The Mortgage Bankers Association said its seasonally adjusted index of mortgage application activity, which includes both refinancing and home purchase demand, fell 2.1 percent in the week ended July 6. The results were adjusted to account for the July 4 holiday.

The MBA’s seasonally adjusted index of refinancing applications fell 3.4 percent, but the gauge of loan requests for home purchases, a leading indicator of home sales, rose 3.3 percent.

10 Responses

  1. the housing is in strange place – as the housing market is defined more by low supply, than increasing demand.
    Rents are rising as people move out of homes, but those homes do not appear to be offered for sale. So those who can afford to buy are looking at decreasing supply of homes.
    Also, in people’s minds the bubble still remains, so I guess subconsciously they expect prices to keep increasing, also since the bubble infrastructure is still in place. However, with unemployment this high – I cannot imagine people can afford to risk to buy houses (or plan for their earnings to increase in order to afford it in the future).

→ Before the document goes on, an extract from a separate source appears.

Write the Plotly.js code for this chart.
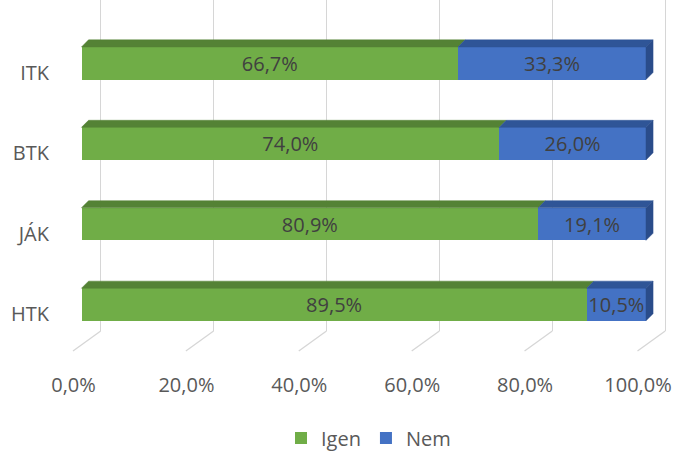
<!DOCTYPE html>
<html>
<head>
<meta charset="utf-8">
<script src="https://cdn.plot.ly/plotly-3.0.1.min.js"></script>
<style>html,body{margin:0;padding:0;background:#fff;}#chart{width:685px;height:452px;}</style>
</head>
<body>
<div id="chart"></div>
<script>
// ---- data ----
const categories = ['HTK', 'JÁK', 'BTK', 'ITK'];
const igen = [89.5, 80.9, 74.0, 66.7];
const nem = [10.5, 19.1, 26.0, 33.3];
const seriesNames = ['Igen', 'Nem'];
const xTicks = [0, 20, 40, 60, 80, 100];
const xTickText = xTicks.map(v => v.toFixed(1).replace('.', ',') + '%');

// ---- styling / geometry ----
const GREEN = '#70AD47', GREEN_TOP = '#548235';
const BLUE = '#4472C4', BLUE_TOP = '#2F5597', BLUE_SIDE = '#2A4C8A';
const W = 0.405;      // bar thickness (y units)
const DX = 1.25;      // depth offset in x units
const DY = 0.088;     // depth offset in y units
const FONT = '"Open Sans", sans-serif';
const pos = categories.map((c, i) => i);
const fmt = v => v.toFixed(1).replace('.', ',') + '%';

function topFaces(starts, ends) {
  const xs = [], ys = [];
  pos.forEach((p, i) => {
    const yt = p + W / 2;
    xs.push(starts[i], ends[i], ends[i] + DX, starts[i] + DX, starts[i], null);
    ys.push(yt, yt, yt + DY, yt + DY, yt, null);
  });
  return {x: xs, y: ys};
}
function sideFaces(ends) {
  const xs = [], ys = [];
  pos.forEach((p, i) => {
    const y0 = p - W / 2, y1 = p + W / 2;
    xs.push(ends[i], ends[i], ends[i] + DX, ends[i] + DX, ends[i], null);
    ys.push(y0, y1, y1 + DY, y0 + DY, y0, null);
  });
  return {x: xs, y: ys};
}
const zeros = igen.map(() => 0);
const totals = igen.map((v, i) => v + nem[i]);
const gTop = topFaces(zeros, igen);
const bTop = topFaces(igen, totals);
const bSide = sideFaces(totals);

const textFont = {family: FONT, size: 20, color: '#404040'};
const traces = [
  {type: 'bar', orientation: 'h', name: seriesNames[0], x: igen, y: pos, width: W,
   marker: {color: GREEN}, text: igen.map(fmt), textposition: 'inside', insidetextanchor: 'middle',
   constraintext: 'none', insidetextfont: textFont, textfont: textFont, hoverinfo: 'skip'},
  {type: 'bar', orientation: 'h', name: seriesNames[1], x: nem, y: pos, width: W,
   marker: {color: BLUE}, text: nem.map(fmt), textposition: 'inside', insidetextanchor: 'middle',
   constraintext: 'none', insidetextfont: textFont, textfont: textFont, hoverinfo: 'skip'},
  {type: 'scatter', mode: 'lines', x: gTop.x, y: gTop.y, fill: 'toself', fillcolor: GREEN_TOP,
   line: {color: GREEN_TOP, width: 0.5}, showlegend: false, hoverinfo: 'skip'},
  {type: 'scatter', mode: 'lines', x: bTop.x, y: bTop.y, fill: 'toself', fillcolor: BLUE_TOP,
   line: {color: BLUE_TOP, width: 0.5}, showlegend: false, hoverinfo: 'skip'},
  {type: 'scatter', mode: 'lines', x: bSide.x, y: bSide.y, fill: 'toself', fillcolor: BLUE_SIDE,
   line: {color: BLUE_SIDE, width: 0.5}, showlegend: false, hoverinfo: 'skip'},
  // empty helper traces so the overlay axes (grid / labels) exist
  {type: 'scatter', x: [], y: [], xaxis: 'x2', yaxis: 'y', showlegend: false, hoverinfo: 'skip'},
  {type: 'scatter', x: [], y: [], xaxis: 'x3', yaxis: 'y', showlegend: false, hoverinfo: 'skip'},
  {type: 'scatter', x: [], y: [], xaxis: 'x', yaxis: 'y2', showlegend: false, hoverinfo: 'skip'}
];

// floor diagonals of the back-wall gridlines
const GRID = '#d6d6d6';
const shapes = xTicks.map(t => ({
  type: 'line', xref: 'x2', yref: 'paper', x0: t, y0: 0, x1: t - 4.91, y1: -0.0604,
  line: {color: GRID, width: 1.3}, layer: 'below'
}));

const tickFont = {family: FONT, size: 20, color: '#595959'};
const layout = {
  width: 685, height: 452,
  margin: {l: 62, r: 10, t: 0, b: 121, autoexpand: false},
  paper_bgcolor: '#ffffff', plot_bgcolor: 'rgba(0,0,0,0)',
  barmode: 'stack', hovermode: false,
  showlegend: true,
  legend: {orientation: 'h', x: 0.5, xanchor: 'center', y: -0.323, yanchor: 'middle',
           itemwidth: 30, font: {family: FONT, size: 20, color: '#595959'}, traceorder: 'normal'},
  xaxis: {range: [-3.454, 105.138], showgrid: false, zeroline: false, showticklabels: false,
          showline: false, ticks: ''},
  xaxis2: {overlaying: 'x', anchor: 'y', side: 'bottom', range: [-6.856, 101.736],
           tickvals: xTicks, showgrid: true, gridcolor: GRID, gridwidth: 1.3,
           zeroline: false, showticklabels: false, showline: false, ticks: ''},
  xaxis3: {overlaying: 'x', anchor: 'y', side: 'bottom', range: [-2.037, 106.555],
           tickvals: xTicks, ticktext: xTickText, showgrid: false, zeroline: false, showline: false,
           ticks: 'outside', ticklen: 36, tickcolor: 'rgba(0,0,0,0)', tickfont: tickFont},
  yaxis: {range: [-0.3296, 3.786], showgrid: false, zeroline: false, showticklabels: false,
          showline: false, ticks: ''},
  yaxis2: {overlaying: 'y', anchor: 'x', side: 'left', range: [-0.2114, 3.904],
           tickvals: pos, ticktext: categories, showgrid: false, zeroline: false, showline: false,
           ticks: 'outside', ticklen: 8, tickcolor: 'rgba(0,0,0,0)', tickfont: tickFont},
  shapes: shapes
};

Plotly.newPlot('chart', traces, layout, {staticPlot: true, displayModeBar: false});
</script>
</body>
</html>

  2. House prices do not bottom until interest rates are near the top, not when they are 3%. Talk to me when mortgage interest rates are > 10%

    Massive shadow inventory of homes, not listed for sale, sitting in bankster REO portfolios.

    Foreclosure starts still increasing faster then resolved foreclosures.

    FHA bankrupt.

    The housing mess is only in the 3rd inning.

    1. @Robert Rice,

      Just got a flyer from a client at one of the larger RE agencies, also saying that prices continue up. Cites low inventory (lowest in over 5 years), REO drying up, low interest rates.

  3. Bought a 1500 ft2 condo in Santa Clara, CA October 09 for $535. Steady drop to $500 recently. New one went up the other day for $495.